The ocean swells cradled the ship and the white tops broke under a clear sky, Jan. 24, as the casket of Master Chief Kyle G. Sutton laid peacefully in the well deck of USS Makin Island (LHD 8). Sailors gathered in ranks in honor of the master chief who only six months ago was out on the deckplates leading them on the naval warship.
Makin Island was Sutton's final duty station as a United States Navy Sailor, and it would be the vessel that carried him to his final resting place in the Pacific Ocean.
"Makin Island, attention!" commanded Executive Officer Capt. Mark Melson.
Sailors and Marines all came to attention as Commanding Officer Capt. Jon P. Rodgers gave his remarks.
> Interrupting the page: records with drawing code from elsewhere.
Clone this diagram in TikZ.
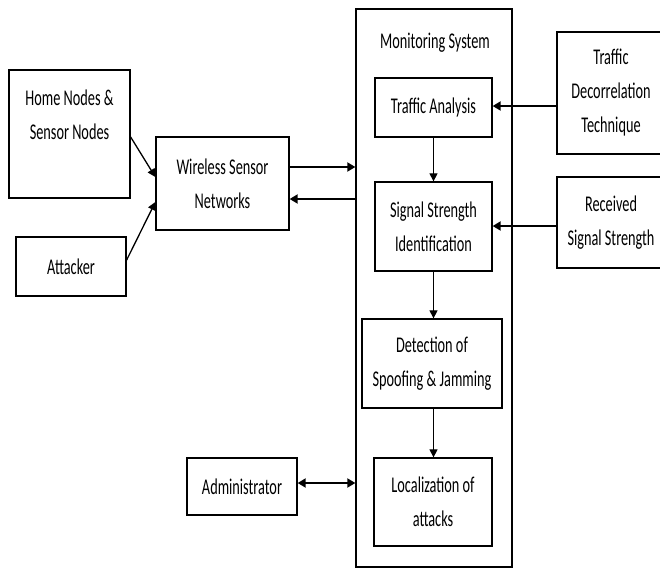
\documentclass[tikz,border=0pt]{standalone}
\usepackage{fontspec}
\setmainfont[FakeStretch=0.635]{Carlito}
\usetikzlibrary{arrows.meta,calc}
\begin{document}
\begin{tikzpicture}[x=1pt,y=-1pt,
  box/.style={draw,line width=1.3pt,inner sep=0pt,align=center,font=\fontsize{22.5}{34}\selectfont},
  lbl/.style={inner sep=0pt,align=center,font=\fontsize{22.5}{34}\selectfont},
  harr/.style={line width=1.8pt,-{Triangle[length=8pt,width=9pt]}},
  varr/.style={line width=1.2pt,-{Triangle[length=8pt,width=8pt]}}]
\useasboundingbox (0,0) rectangle (660,568);
\node[box,minimum width=156pt,minimum height=558pt] (mon) at (434,288) {};
\node[lbl] (montxt) at (435,43) {Monitoring System};
\node[box,minimum width=121pt,minimum height=128pt] (home) at (69.5,134) {};
\node[lbl] (hometxt) at (69.5,115) {Home Nodes \&\\Sensor Nodes};
\node[box,minimum width=110pt,minimum height=59pt] (att) at (71,266.5) {Attacker};
\node[box,minimum width=133pt,minimum height=93pt] (wsn) at (222.5,183.5) {Wireless Sensor\\Networks};
\node[box,minimum width=117pt,minimum height=59pt] (ta) at (433.5,107.5) {Traffic Analysis};
\node[box,minimum width=117pt,minimum height=89pt] (ssi) at (433.5,226.5) {Signal Strength\\Identification};
\node[box,minimum width=140pt,minimum height=89pt] (det) at (432,363.5) {Detection of\\Spoofing \& Jamming};
\node[box,minimum width=118pt,minimum height=88pt] (loc) at (433,502) {Localization of\\attacks};
\node[box,minimum width=110pt,minimum height=57pt] (adm) at (242,486.5) {Administrator};
\node[box,minimum width=108pt,minimum height=122pt] (td) at (611,93) {Traffic\\Decorrelation\\Technique};
\node[box,minimum width=108pt,minimum height=91pt] (rss) at (611,222.5) {Received\\Signal Strength};
% connectors
\coordinate (h1) at ($(home.east)+(0,3)$);
\coordinate (h2) at ($(wsn.west)+(0,-6.5)$);
\coordinate (a1) at ($(att.east)+(0,-6.5)$);
\coordinate (a2) at ($(wsn.west)+(0,18.5)$);
\draw[line width=1.3pt,-{Triangle[length=8pt,width=8pt]}] (h1) -- (h2);
\draw[line width=1.3pt,-{Triangle[length=8pt,width=8pt]}] (a1) -- (a2);
\coordinate (w1) at ($(wsn.east)+(0,-16.5)$);
\coordinate (w2) at ($(wsn.east)+(0,15.5)$);
\draw[harr] (w1) -- (w1 -| mon.west);
\draw[harr] (w2 -| mon.west) -- (w2);
\coordinate (d1) at ($(adm.east)+(0,-3.5)$);
\draw[line width=1.8pt,{Triangle[length=8pt,width=9pt]}-{Triangle[length=8pt,width=9pt]}] (d1) -- (d1 -| mon.west);
\coordinate (t1) at ($(ta.east)+(0,-1.5)$);
\draw[harr] (t1 -| td.west) -- (t1);
\coordinate (s1) at ($(ssi.east)+(0,-0.5)$);
\draw[harr] (s1 -| rss.west) -- (s1);
\draw[varr] (ta.south) -- (ta.south |- ssi.north);
\draw[varr] (ssi.south) -- (ssi.south |- det.north);
\draw[varr] (ssi.south |- det.south) -- (ssi.south |- loc.north);
\end{tikzpicture}
\end{document}
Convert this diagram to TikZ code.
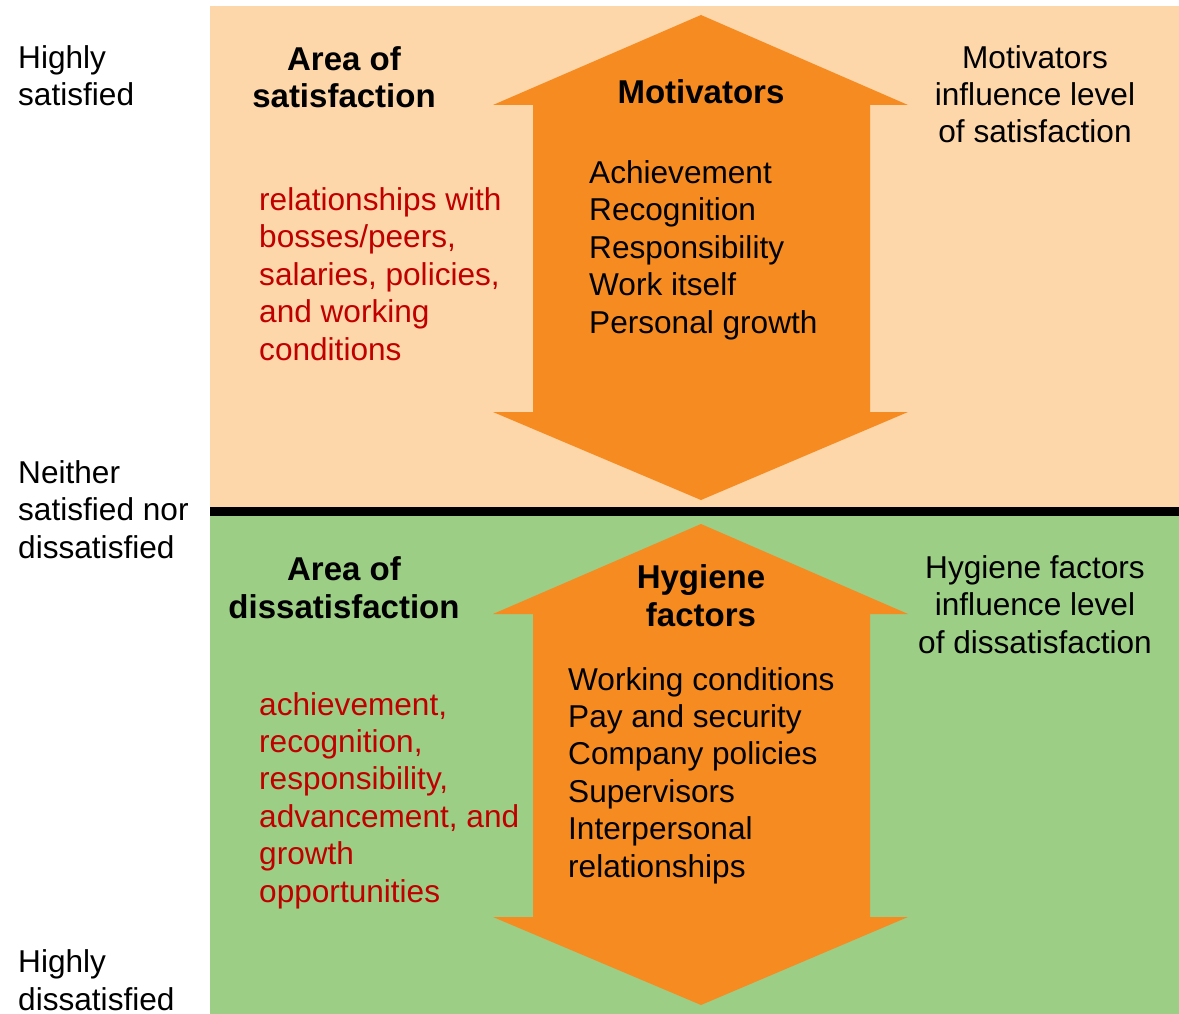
\documentclass[tikz,border=0pt]{standalone}
\usepackage{fontspec}
\setmainfont{Liberation Sans}
\definecolor{peach}{HTML}{FDD6A9}
\definecolor{arroworange}{HTML}{F68B21}
\definecolor{hgreen}{HTML}{9CCE85}
\definecolor{redtxt}{HTML}{C00000}
\begin{document}
\begin{tikzpicture}[x=1pt,y=-1pt,
  txt/.style={inner sep=0pt,font=\fontsize{31.6}{37.4}\selectfont,align=left,anchor=base west},
  ctxt/.style={inner sep=0pt,font=\fontsize{31.6}{37.4}\selectfont,align=center,anchor=base},
  btxt/.style={ctxt,font=\fontsize{33}{37.4}\selectfont\bfseries},
  rtxt/.style={txt,text=redtxt},
  bigarrow/.style={fill=arroworange,draw=none}]
\useasboundingbox (0,0) rectangle (1179,1014);
\fill[white] (0,0) rectangle (1179,1014);
\fill[peach] (210,6) rectangle (1179,507);
\fill[black] (210,507) rectangle (1179,516);
\fill[hgreen] (210,516) rectangle (1179,1014);
% arrows
\fill[bigarrow] (701,15) -- (908,105) -- (870,105) -- (870,412) -- (908,412) -- (701,500)
  -- (493,412) -- (533,412) -- (533,105) -- (493,105) -- cycle;
\fill[bigarrow] (701,524) -- (908,614) -- (870,614) -- (870,917) -- (908,917) -- (701,1005)
  -- (493,917) -- (533,917) -- (533,614) -- (493,614) -- cycle;
% left scale (anchors at the baseline of the last line)
\node[txt] (hs) at (18,106) {Highly\\satisfied};
\node[txt] (ns) at (18,558) {Neither\\satisfied nor\\dissatisfied};
\node[txt] (hd) at (18,1010) {Highly\\dissatisfied};
% upper
\node[btxt] (as) at (344,108) {Area of\\satisfaction};
\node[btxt] (mot) at (701,104) {Motivators};
\node[txt] (ml) at (589,333) {Achievement\\Recognition\\Responsibility\\Work itself\\Personal growth};
\node[rtxt] (rs) at (259,360) {relationships with\\bosses/peers,\\salaries, policies,\\and working\\conditions};
\node[ctxt] (mi) at (1035,143) {Motivators\\influence level\\of satisfaction};
% lower
\node[btxt] (ad) at (344,618) {Area of\\dissatisfaction};
\node[btxt] (hyg) at (701,626) {Hygiene\\factors};
\node[txt] (hl) at (568,877) {Working conditions\\Pay and security\\Company policies\\Supervisors\\Interpersonal\\relationships};
\node[rtxt] (rd) at (259,902) {achievement,\\recognition,\\responsibility,\\advancement, and\\growth\\opportunities};
\node[ctxt] (hi) at (1035,653) {Hygiene factors\\influence level\\of dissatisfaction};
\end{tikzpicture}
\end{document}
"Shipmates," began the captain, "it's a very fitting morning." The sound of the ocean roared outside of the well deck and the ship steadily swayed from its swells.
"I had hoped for a very calm-watered ceremony, but that would not be Kyle," said Rodgers. "He wanted to go with a splash. Well, he's going to get that wish because we're in eight to ten foot seas and we're heading west."
As the captain continued to speak about Sutton, Sailors stood stoically, facing the sea. Though their expressions remained the same with constant vigil in the early morning hour, tears began to stream down many of their faces.
"This morning there are no words for comfort," said. Rodgers. He paused as he looked at the ranks of Sailors and Marines. "There are only words of praise for a shipmate that we will dearly miss - eternal praise and thanks that our paths have crossed with such a man, such a Sailor who made us all better."
The commanding officer again paused, looking down for a moment, and when his eyes came to face his crew again he said, "He trained a generation of boatswain's mates, a wardroom and a captain."
"Chaplain," said Rodgers, "carry out the honor."
Lt. Cmdr. Aaron C. Carlton, command chaplain, gave the benediction and concluded with a prayer and the committal.